▶
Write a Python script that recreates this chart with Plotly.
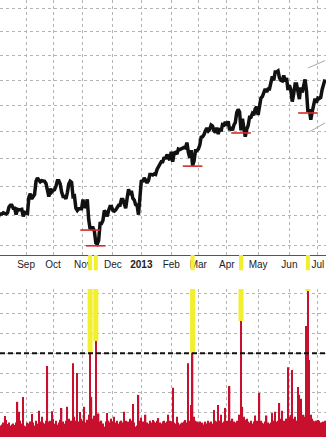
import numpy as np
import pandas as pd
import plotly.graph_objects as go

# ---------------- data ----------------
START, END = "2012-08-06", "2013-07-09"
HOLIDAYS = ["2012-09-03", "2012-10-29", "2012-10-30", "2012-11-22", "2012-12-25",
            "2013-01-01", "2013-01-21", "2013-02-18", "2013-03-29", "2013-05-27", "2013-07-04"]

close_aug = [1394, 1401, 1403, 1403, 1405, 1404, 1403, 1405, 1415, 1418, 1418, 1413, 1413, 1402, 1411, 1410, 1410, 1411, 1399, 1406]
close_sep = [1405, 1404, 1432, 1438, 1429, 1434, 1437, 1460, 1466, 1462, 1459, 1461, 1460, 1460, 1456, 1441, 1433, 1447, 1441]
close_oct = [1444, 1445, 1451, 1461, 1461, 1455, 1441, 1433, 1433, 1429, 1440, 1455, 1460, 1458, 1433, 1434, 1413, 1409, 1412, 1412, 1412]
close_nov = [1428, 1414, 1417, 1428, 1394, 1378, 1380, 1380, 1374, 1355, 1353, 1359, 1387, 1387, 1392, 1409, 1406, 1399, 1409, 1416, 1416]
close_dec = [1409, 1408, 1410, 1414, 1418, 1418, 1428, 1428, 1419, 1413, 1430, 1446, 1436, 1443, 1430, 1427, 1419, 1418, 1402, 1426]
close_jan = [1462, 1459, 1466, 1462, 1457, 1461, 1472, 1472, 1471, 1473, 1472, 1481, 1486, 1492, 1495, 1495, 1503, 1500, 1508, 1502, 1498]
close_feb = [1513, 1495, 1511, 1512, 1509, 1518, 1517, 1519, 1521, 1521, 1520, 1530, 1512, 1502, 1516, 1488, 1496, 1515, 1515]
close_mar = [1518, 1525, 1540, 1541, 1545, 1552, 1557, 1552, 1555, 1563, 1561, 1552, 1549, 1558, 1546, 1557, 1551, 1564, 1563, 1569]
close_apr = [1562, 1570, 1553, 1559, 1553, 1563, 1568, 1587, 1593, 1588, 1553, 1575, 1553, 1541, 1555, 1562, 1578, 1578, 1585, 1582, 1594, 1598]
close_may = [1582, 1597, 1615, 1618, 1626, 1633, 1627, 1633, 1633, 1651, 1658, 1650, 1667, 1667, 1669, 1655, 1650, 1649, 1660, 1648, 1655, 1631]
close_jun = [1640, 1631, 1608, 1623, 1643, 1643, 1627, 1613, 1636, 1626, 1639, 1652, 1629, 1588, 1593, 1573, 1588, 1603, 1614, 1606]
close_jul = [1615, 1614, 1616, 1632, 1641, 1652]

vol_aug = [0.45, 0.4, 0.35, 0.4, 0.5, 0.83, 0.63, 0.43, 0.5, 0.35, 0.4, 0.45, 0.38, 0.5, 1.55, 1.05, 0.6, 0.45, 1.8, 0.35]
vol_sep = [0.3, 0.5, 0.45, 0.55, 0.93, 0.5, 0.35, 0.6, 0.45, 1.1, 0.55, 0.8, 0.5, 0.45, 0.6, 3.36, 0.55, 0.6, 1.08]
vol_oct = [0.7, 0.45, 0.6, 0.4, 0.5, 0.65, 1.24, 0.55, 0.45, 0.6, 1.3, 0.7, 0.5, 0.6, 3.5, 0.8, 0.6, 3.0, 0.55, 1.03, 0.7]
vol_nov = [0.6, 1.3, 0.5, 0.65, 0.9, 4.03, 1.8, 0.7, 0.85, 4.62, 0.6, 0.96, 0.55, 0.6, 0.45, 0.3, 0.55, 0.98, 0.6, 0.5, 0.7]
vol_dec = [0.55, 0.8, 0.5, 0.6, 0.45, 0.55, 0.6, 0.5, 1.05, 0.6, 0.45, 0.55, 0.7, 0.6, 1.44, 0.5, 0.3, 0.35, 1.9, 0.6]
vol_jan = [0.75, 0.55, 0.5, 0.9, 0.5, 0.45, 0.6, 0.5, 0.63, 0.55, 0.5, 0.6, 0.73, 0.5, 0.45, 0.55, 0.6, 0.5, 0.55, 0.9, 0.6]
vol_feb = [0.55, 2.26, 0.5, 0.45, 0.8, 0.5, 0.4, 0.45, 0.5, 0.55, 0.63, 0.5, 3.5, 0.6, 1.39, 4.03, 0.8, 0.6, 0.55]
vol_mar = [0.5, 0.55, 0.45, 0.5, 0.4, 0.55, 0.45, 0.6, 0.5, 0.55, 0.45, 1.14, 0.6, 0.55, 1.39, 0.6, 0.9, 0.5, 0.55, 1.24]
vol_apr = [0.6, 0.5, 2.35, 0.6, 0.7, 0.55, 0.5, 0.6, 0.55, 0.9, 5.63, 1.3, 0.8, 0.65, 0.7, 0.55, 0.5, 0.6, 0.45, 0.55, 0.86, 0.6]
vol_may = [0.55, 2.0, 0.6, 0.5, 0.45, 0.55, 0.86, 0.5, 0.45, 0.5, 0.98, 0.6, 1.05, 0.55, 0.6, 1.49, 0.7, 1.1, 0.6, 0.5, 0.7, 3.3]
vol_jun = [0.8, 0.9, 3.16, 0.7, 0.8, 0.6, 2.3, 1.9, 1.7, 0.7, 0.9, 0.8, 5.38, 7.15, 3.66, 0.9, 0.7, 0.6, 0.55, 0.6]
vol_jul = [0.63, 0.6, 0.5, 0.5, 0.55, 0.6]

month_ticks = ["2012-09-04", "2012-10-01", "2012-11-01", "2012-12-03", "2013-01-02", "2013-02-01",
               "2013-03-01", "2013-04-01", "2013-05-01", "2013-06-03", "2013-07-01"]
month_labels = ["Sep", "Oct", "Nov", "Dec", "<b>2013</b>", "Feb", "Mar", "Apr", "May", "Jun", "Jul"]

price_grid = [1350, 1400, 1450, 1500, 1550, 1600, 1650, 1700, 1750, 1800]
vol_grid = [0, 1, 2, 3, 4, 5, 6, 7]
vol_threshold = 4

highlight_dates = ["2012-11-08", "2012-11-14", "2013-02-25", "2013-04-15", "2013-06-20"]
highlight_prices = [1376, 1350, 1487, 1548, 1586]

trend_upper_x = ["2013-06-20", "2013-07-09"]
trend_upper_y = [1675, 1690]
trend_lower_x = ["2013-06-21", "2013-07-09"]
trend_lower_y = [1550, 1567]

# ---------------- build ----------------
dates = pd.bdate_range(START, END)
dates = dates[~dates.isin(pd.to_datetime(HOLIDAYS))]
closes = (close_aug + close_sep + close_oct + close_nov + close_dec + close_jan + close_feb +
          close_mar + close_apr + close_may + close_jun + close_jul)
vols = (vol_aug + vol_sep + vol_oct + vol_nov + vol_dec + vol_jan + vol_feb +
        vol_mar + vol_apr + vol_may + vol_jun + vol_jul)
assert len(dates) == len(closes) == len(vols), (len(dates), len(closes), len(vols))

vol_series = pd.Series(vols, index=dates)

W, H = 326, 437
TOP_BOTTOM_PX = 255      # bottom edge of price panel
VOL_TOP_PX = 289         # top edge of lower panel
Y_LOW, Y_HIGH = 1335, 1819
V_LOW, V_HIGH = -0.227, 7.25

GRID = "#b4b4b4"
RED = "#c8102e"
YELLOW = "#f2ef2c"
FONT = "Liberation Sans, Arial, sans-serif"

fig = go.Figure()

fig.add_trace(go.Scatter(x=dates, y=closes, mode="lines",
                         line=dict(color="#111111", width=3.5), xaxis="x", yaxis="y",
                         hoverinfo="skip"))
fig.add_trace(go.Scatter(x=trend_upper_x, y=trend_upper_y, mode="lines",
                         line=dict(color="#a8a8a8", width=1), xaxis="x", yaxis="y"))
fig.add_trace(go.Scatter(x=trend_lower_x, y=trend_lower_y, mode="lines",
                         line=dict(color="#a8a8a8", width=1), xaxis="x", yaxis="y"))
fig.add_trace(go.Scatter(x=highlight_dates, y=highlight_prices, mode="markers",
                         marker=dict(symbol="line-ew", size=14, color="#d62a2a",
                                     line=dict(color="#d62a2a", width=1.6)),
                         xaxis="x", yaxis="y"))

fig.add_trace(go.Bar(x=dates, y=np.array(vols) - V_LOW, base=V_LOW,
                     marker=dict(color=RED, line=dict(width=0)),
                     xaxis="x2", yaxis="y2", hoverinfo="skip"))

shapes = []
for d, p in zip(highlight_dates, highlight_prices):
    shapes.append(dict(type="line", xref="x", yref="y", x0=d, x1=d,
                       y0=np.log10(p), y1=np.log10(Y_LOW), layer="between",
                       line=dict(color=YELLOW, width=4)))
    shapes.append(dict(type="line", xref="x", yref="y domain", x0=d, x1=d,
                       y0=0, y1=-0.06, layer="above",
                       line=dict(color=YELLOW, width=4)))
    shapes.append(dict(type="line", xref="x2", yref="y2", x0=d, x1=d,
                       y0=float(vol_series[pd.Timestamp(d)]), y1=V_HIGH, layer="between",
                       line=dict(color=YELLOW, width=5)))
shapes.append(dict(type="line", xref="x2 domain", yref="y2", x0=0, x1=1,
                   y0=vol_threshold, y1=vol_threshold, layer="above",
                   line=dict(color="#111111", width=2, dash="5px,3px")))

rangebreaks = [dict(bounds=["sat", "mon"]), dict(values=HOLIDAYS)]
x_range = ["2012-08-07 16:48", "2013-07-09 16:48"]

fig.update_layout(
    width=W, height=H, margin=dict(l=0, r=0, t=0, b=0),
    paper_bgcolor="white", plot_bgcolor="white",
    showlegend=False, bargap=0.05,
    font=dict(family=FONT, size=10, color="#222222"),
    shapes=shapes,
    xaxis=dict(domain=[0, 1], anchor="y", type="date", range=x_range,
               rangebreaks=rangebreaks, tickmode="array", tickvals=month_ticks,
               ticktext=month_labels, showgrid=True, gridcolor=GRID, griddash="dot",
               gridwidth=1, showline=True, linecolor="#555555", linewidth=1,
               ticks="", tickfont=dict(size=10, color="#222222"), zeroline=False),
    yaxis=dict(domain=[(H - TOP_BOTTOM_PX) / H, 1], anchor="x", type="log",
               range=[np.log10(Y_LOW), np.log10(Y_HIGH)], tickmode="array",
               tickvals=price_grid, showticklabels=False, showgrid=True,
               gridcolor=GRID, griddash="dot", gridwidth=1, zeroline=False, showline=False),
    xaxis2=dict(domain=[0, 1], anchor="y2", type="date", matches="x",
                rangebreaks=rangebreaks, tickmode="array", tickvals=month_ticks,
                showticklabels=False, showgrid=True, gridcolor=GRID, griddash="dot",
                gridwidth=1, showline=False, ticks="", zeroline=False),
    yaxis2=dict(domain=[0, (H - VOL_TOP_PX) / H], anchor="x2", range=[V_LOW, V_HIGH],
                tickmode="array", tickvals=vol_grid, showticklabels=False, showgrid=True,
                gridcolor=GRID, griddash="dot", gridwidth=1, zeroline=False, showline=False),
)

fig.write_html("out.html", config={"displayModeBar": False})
◀
- **Problem details**: Give again exactly the lines running from the beginning of the material above through the line that contains "close_jul = [1615, 1614, 1616, 1632, 1641, 1652]", and leave out every picture.

- **Written solution**:
Write a Python script that recreates this chart with Plotly.
import numpy as np
import pandas as pd
import plotly.graph_objects as go

# ---------------- data ----------------
START, END = "2012-08-06", "2013-07-09"
HOLIDAYS = ["2012-09-03", "2012-10-29", "2012-10-30", "2012-11-22", "2012-12-25",
            "2013-01-01", "2013-01-21", "2013-02-18", "2013-03-29", "2013-05-27", "2013-07-04"]

close_aug = [1394, 1401, 1403, 1403, 1405, 1404, 1403, 1405, 1415, 1418, 1418, 1413, 1413, 1402, 1411, 1410, 1410, 1411, 1399, 1406]
close_sep = [1405, 1404, 1432, 1438, 1429, 1434, 1437, 1460, 1466, 1462, 1459, 1461, 1460, 1460, 1456, 1441, 1433, 1447, 1441]
close_oct = [1444, 1445, 1451, 1461, 1461, 1455, 1441, 1433, 1433, 1429, 1440, 1455, 1460, 1458, 1433, 1434, 1413, 1409, 1412, 1412, 1412]
close_nov = [1428, 1414, 1417, 1428, 1394, 1378, 1380, 1380, 1374, 1355, 1353, 1359, 1387, 1387, 1392, 1409, 1406, 1399, 1409, 1416, 1416]
close_dec = [1409, 1408, 1410, 1414, 1418, 1418, 1428, 1428, 1419, 1413, 1430, 1446, 1436, 1443, 1430, 1427, 1419, 1418, 1402, 1426]
close_jan = [1462, 1459, 1466, 1462, 1457, 1461, 1472, 1472, 1471, 1473, 1472, 1481, 1486, 1492, 1495, 1495, 1503, 1500, 1508, 1502, 1498]
close_feb = [1513, 1495, 1511, 1512, 1509, 1518, 1517, 1519, 1521, 1521, 1520, 1530, 1512, 1502, 1516, 1488, 1496, 1515, 1515]
close_mar = [1518, 1525, 1540, 1541, 1545, 1552, 1557, 1552, 1555, 1563, 1561, 1552, 1549, 1558, 1546, 1557, 1551, 1564, 1563, 1569]
close_apr = [1562, 1570, 1553, 1559, 1553, 1563, 1568, 1587, 1593, 1588, 1553, 1575, 1553, 1541, 1555, 1562, 1578, 1578, 1585, 1582, 1594, 1598]
close_may = [1582, 1597, 1615, 1618, 1626, 1633, 1627, 1633, 1633, 1651, 1658, 1650, 1667, 1667, 1669, 1655, 1650, 1649, 1660, 1648, 1655, 1631]
close_jun = [1640, 1631, 1608, 1623, 1643, 1643, 1627, 1613, 1636, 1626, 1639, 1652, 1629, 1588, 1593, 1573, 1588, 1603, 1614, 1606]
close_jul = [1615, 1614, 1616, 1632, 1641, 1652]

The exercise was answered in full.